小切開は簡単か

小切開による重瞼術について・・です。

傷が短くて(全切開よりも)整容的に優れている、ということがこの手術の売りのようですが、はたしてそうでしょうか?

実は、当クリニックでお引き受けする他院の重瞼術の修正のうちの2割ほどは、小切開の修正もしくは小切開の既往のある患者さんの修正です。

当院においては埋没法のあとの全切開による修正が一番多いのですが、小切開の修正の場合、瞼に加えられたダメージは埋没法の術後にくらべて比較ににならないほど大きいものです。

以前このブログで書きました「ミューラー筋」まで切断されていた患者さんも小切開の術後でした。

短い創から瞼全体の解剖を把握して適切な手術をすることは意外に難しく、とくに小切開で幅広の二重をご希望の場合、ダメージばかりが大きくしかもラインが取れやすいというように、患者さんにとっては何もいいことがないと考えています。

昨日も書きましたが、瞼の手術のキーポイントである挙筋腱膜を確実に同定するには、ある程度の術野(皮膚切開によって得られる視野)が必要です。

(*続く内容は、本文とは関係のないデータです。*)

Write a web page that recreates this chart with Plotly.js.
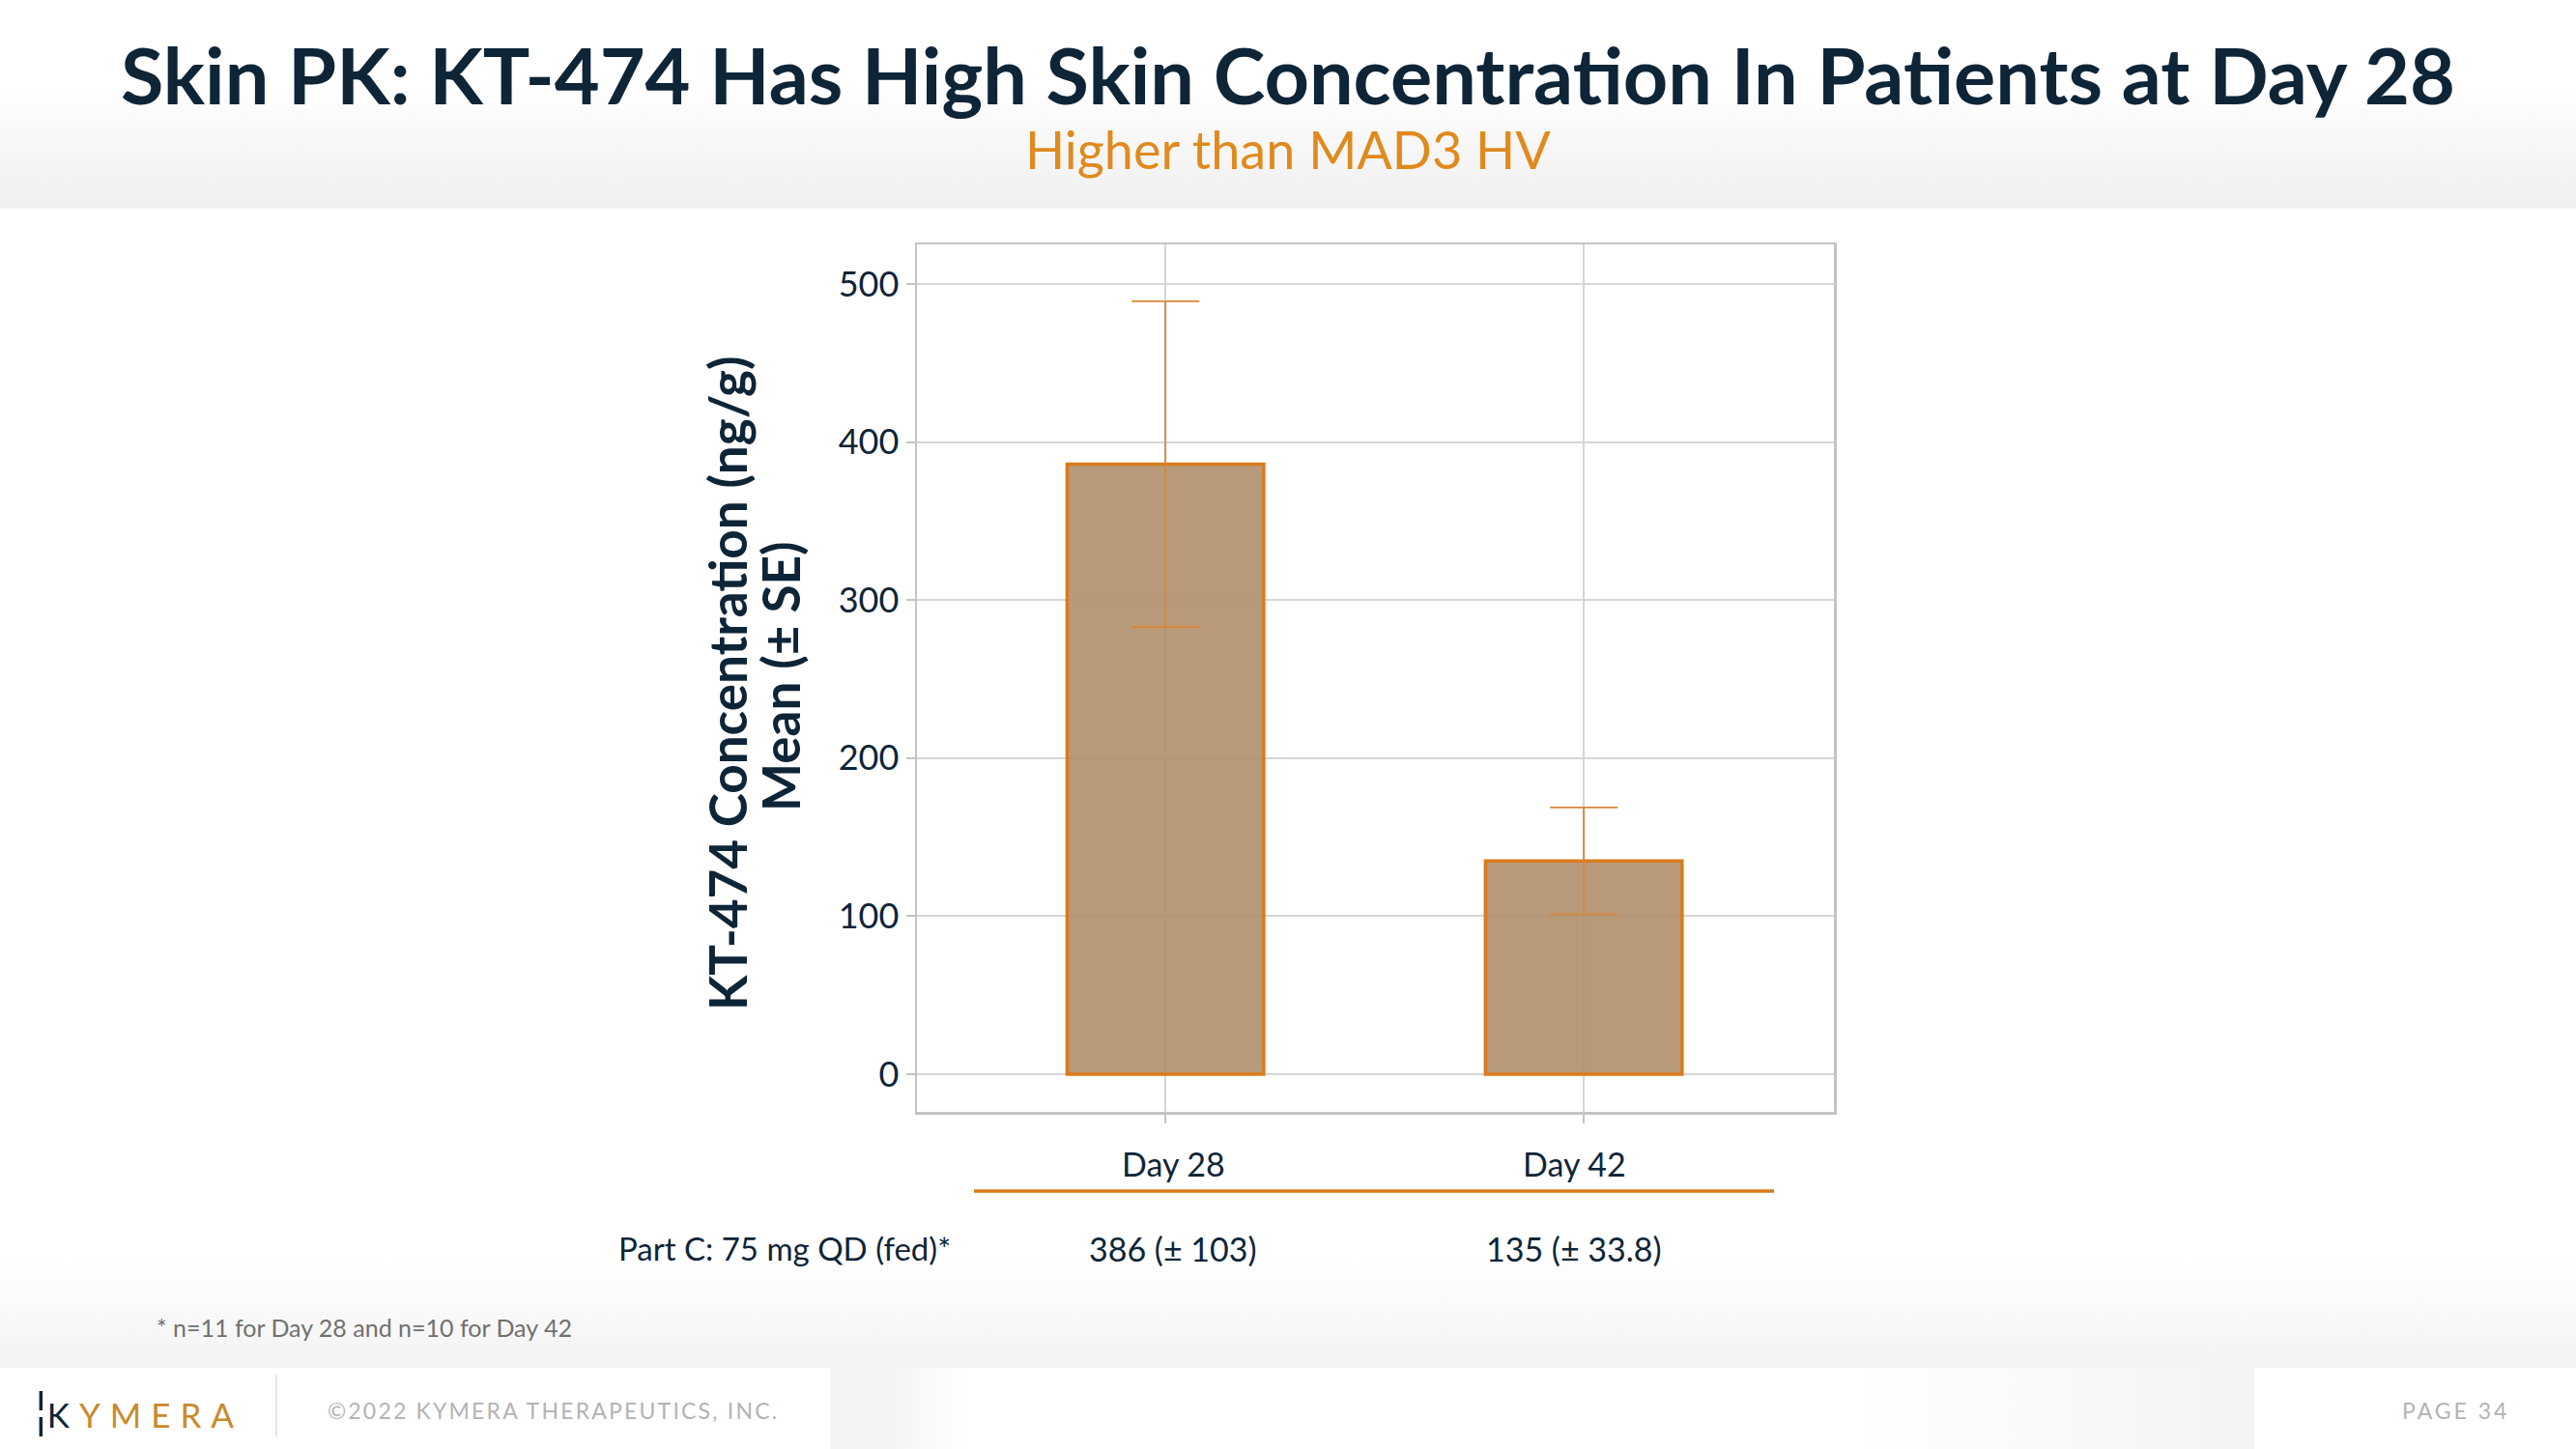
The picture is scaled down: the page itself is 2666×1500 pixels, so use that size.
<!DOCTYPE html>
<html>
<head>
<meta charset="utf-8">
<script src="https://cdn.plot.ly/plotly-3.0.1.min.js"></script>
<style>
  html, body { margin:0; padding:0; background:#ffffff; }
  #wrap { position:relative; width:2666px; height:1500px; overflow:hidden; background:#ffffff; }
  .bg { position:absolute; }
  #hdr { left:0; top:0; width:2666px; height:216px; background:linear-gradient(to bottom,#ffffff 0%,#ffffff 40%,#efefef 100%); }
  #fnb { left:0; top:1300px; width:2666px; height:116px; background:linear-gradient(to bottom,#ffffff 0%,#f3f3f3 100%); }
  #p1 { left:859px; top:1416px; width:144px; height:84px; background:linear-gradient(to right,#f4f4f4 0%,#f4f4f4 40%,#ffffff 100%); }
  #p2 { left:1913px; top:1416px; width:420px; height:84px; background:linear-gradient(to right,#ffffff 0%,#f3f3f3 100%); }
  #sep { left:285px; top:1423px; width:2px; height:64px; background:#e6e6e6; }
  #chart { position:absolute; left:0; top:0; width:2666px; height:1500px; }
</style>
</head>
<body>
<div id="wrap">
  <div class="bg" id="hdr"></div>
  <div class="bg" id="fnb"></div>
  <div class="bg" id="p1"></div>
  <div class="bg" id="p2"></div>
  <div class="bg" id="sep"></div>
  <div id="chart"></div>
</div>
<script>
// ---- data ----
const categories = ['Day 28', 'Day 42'];
const meanConc = [386, 135];
const seConc = [103, 33.8];
const rowLabel = 'Part C: 75 mg QD (fed)*';
const yTickVals = [0, 100, 200, 300, 400, 500];

// ---- layout geometry (page pixels) ----
const W = 2666, H = 1500;
const L = 949, R = 1898, T = 253, B = 1151;
const PX = x => (x - L) / (R - L);
const PY = y => (B - y) / (B - T);

const NAVY = '#0e2538';
const ORANGE = '#da7b1c';
const FONT = 'Lato, "Open Sans", sans-serif';

const trace = {
  type: 'bar',
  x: categories,
  y: meanConc,
  width: 0.47,
  marker: { color: 'rgba(176,143,109,0.9)', line: { color: ORANGE, width: 3.5 } },
  error_y: { type: 'data', array: seConc, visible: true, color: '#d8873a', thickness: 1.8, width: 35 },
  hoverinfo: 'skip'
};

const annotations = [
  { text: 'Higher than MAD3 HV', xref: 'paper', yref: 'paper', x: PX(1333), y: PY(155),
    xanchor: 'center', yanchor: 'middle', showarrow: false, font: { family: FONT, size: 54, color: '#e08a1e' } },
  { text: 'KT-474 Concentration (ng/g)', xref: 'paper', yref: 'paper', x: PX(752), y: PY(707),
    xanchor: 'center', yanchor: 'middle', textangle: -90, showarrow: false,
    font: { family: FONT, size: 53, color: NAVY, weight: 700 } },
  { text: 'Mean (± SE)', xref: 'paper', yref: 'paper', x: PX(807), y: PY(700),
    xanchor: 'center', yanchor: 'middle', textangle: -90, showarrow: false,
    font: { family: FONT, size: 53, color: NAVY, weight: 700 } },
  { text: rowLabel, xref: 'paper', yref: 'paper', x: PX(812), y: PY(1292),
    xanchor: 'center', yanchor: 'middle', showarrow: false, font: { family: FONT, size: 33, color: NAVY } },
  { text: '* n=11 for Day 28 and n=10 for Day 42', xref: 'paper', yref: 'paper', x: PX(160), y: PY(1374),
    xanchor: 'left', yanchor: 'middle', showarrow: false, font: { family: FONT, size: 25, color: '#707070' } },
  { text: '<span style="color:#0e2538;font-size:50px">¦</span><span style="color:#0e2538;letter-spacing:10px">K</span><span style="letter-spacing:10px">YMERA</span>',
    xref: 'paper', yref: 'paper', x: PX(34), y: PY(1459),
    xanchor: 'left', yanchor: 'middle', showarrow: false, font: { family: FONT, size: 35, color: '#c98a2c' } },
  { text: '<span style="letter-spacing:2.2px">©2022 KYMERA THERAPEUTICS, INC.</span>', xref: 'paper', yref: 'paper', x: PX(337), y: PY(1460),
    xanchor: 'left', yanchor: 'middle', showarrow: false, font: { family: FONT, size: 23, color: '#b3b3b3' } },
  { text: '<span style="letter-spacing:3px">PAGE 34</span>', xref: 'paper', yref: 'paper', x: PX(2599), y: PY(1460),
    xanchor: 'right', yanchor: 'middle', showarrow: false, font: { family: FONT, size: 23, color: '#b3b3b3' } }
];

categories.forEach((c, i) => {
  annotations.push({ text: c, xref: 'x', yref: 'paper', x: c, y: PY(1204), xshift: i === 0 ? 8 : -10,
    xanchor: 'center', yanchor: 'middle', showarrow: false, font: { family: FONT, size: 34, color: NAVY } });
  annotations.push({ text: `${meanConc[i]} (± ${seConc[i]})`, xref: 'x', yref: 'paper', x: c, y: PY(1292), xshift: i === 0 ? 8 : -10,
    xanchor: 'center', yanchor: 'middle', showarrow: false, font: { family: FONT, size: 34, color: NAVY } });
});

const layout = {
  width: W, height: H,
  paper_bgcolor: 'rgba(0,0,0,0)',
  plot_bgcolor: 'rgba(0,0,0,0)',
  margin: { l: L, r: W - R, t: T, b: H - B, pad: 0 },
  showlegend: false,
  font: { family: FONT, color: NAVY },
  title: { text: 'Skin PK: KT-474 Has High Skin Concentration In Patients at Day 28',
    x: 0.5, xref: 'container', xanchor: 'center', y: 1 - 80 / H, yref: 'container', yanchor: 'middle',
    font: { family: FONT, size: 81, color: NAVY, weight: 700 } },
  xaxis: {
    type: 'category', range: [-0.594, 1.598], showticklabels: false,
    showgrid: true, gridcolor: '#d6d6d6', gridwidth: 2,
    ticks: 'outside', ticklen: 9, tickcolor: '#c4c4c4', tickwidth: 2,
    showline: true, mirror: true, linecolor: '#c4c4c4', linewidth: 2.5, zeroline: false
  },
  yaxis: {
    range: [-23.8, 525], tickvals: yTickVals, ticktext: yTickVals.map(String),
    showgrid: true, gridcolor: '#d6d6d6', gridwidth: 2,
    zeroline: true, zerolinecolor: '#d6d6d6', zerolinewidth: 2,
    ticks: 'outside', ticklen: 9, tickcolor: '#c4c4c4', tickwidth: 2,
    tickfont: { family: FONT, size: 36, color: NAVY },
    showline: true, mirror: true, linecolor: '#c4c4c4', linewidth: 2.5
  },
  shapes: [
    { type: 'line', xref: 'paper', yref: 'paper', x0: PX(1008), x1: PX(1836), y0: PY(1233), y1: PY(1233),
      line: { color: ORANGE, width: 3.5 } }
  ],
  annotations: annotations
};

Plotly.newPlot('chart', [trace], layout, { staticPlot: true, displayModeBar: false });
</script>
</body>
</html>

患者さんにとっては、傷が1mmでも短いほうがいい、とお考えになる気持ちもわからないではないのですが、一番大事なことは手術が安全におこなわれ、そして何よりも確実な結果が得られる、ということです。

もし瞼にすこしでも傷をつけることに抵抗があるならば、まだ埋没法で対処するほうがよかったのではないか、と思えるケースも散見されます。

美容外科医に対して申し上げたいのは、よほど瞼の手術に自信があるならば別ですが、中途半端な経験で小切開手術をしているといつかはトラブルを作ってしまうことになりかねないし、それを修正することになれば、患者さんの負担ははかり知れません。

おなかの手術(胃摘出術や胆のう摘出術など)において、浅い経験で腹腔鏡による手術を行うことがどれほど危険なことかは既知の事実であり、今回のことも容易に想像がつくことです。

私自身、小切開で真の腱膜を100%同定できそれに対して確実に適切な処置ができ、その結果100%安定した自然な二重のラインを作ることができる、という自信がいまだにありません。